La questione socialista è tornata. La grave crisi di missione della sinistra, l’eccessiva frammentazione delle forze democratiche, insieme allo sfaldamento profondo dei sistemi politici e delle strutture istituzionali che si è avviato nel nostro paese dopo il ’94, hanno aperto, nel paese e tra i rappresentanti dei movimenti politici, una riflessione che deve riguardare tutta la sinistra.
Sdoganare la parola “socialista”, che sembra essere tornata di attualità dopo la recente sconfitta alle urne – “ex malo bonum”, diciamo noi – non è una questione ascrivibile a un banale esercizio dialettico.
Si tratta invece dell’esigenza, non più rinviabile, di adottare un diverso modo di leggere la società e di interpretare i nuovi bisogni. Un modello che rifugge dalle idee impregnate di cialtronismo populista ma che, al contempo, rifugge dalle politiche neoliberiste e di capitalismo selvaggio che hanno danneggiato il paese, esattamente come la visione pauperista e assistenzialista della sinistra più radicale.
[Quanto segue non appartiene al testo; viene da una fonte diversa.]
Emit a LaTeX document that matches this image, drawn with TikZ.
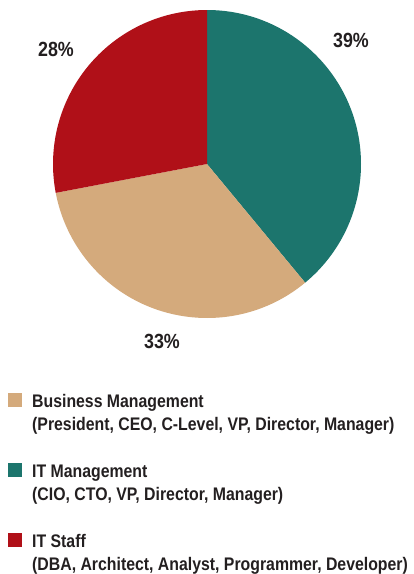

Il “modello socialista”, invece, consentirebbe alla sinistra di aprire questa fase guardando con spirito innovatore e di modernizzazione alla società aperta e globalizzata. Che si batte per eliminare le diseguaglianze, la tragedia sociale della povertà assoluta ed esclusione sociale in cui versa parte del Paese e per valorizzare il merito e che non si interroga sulla propria identità ma la rafforza con gli strumenti della politica, superando la crisi di rappresentanza, e quindi della democrazia, con l’esaltazione del ruolo dei partiti.

E’ ora, dunque, il tempo dell’unità di tutti i socialisti che lavori sul ritorno della centralità di questi temi. E’ ora il tempo che tutta la sinistra, a cominciare dal Pd, che sembra avere smarrito la capacità di rappresentare il mondo del lavoro e dei bisogni, punti sulla costruzione di un grande partito socialdemocratico che si ispiri al socialismo europeo. Una strada difficile,  ma da battere. Se non ora, quando?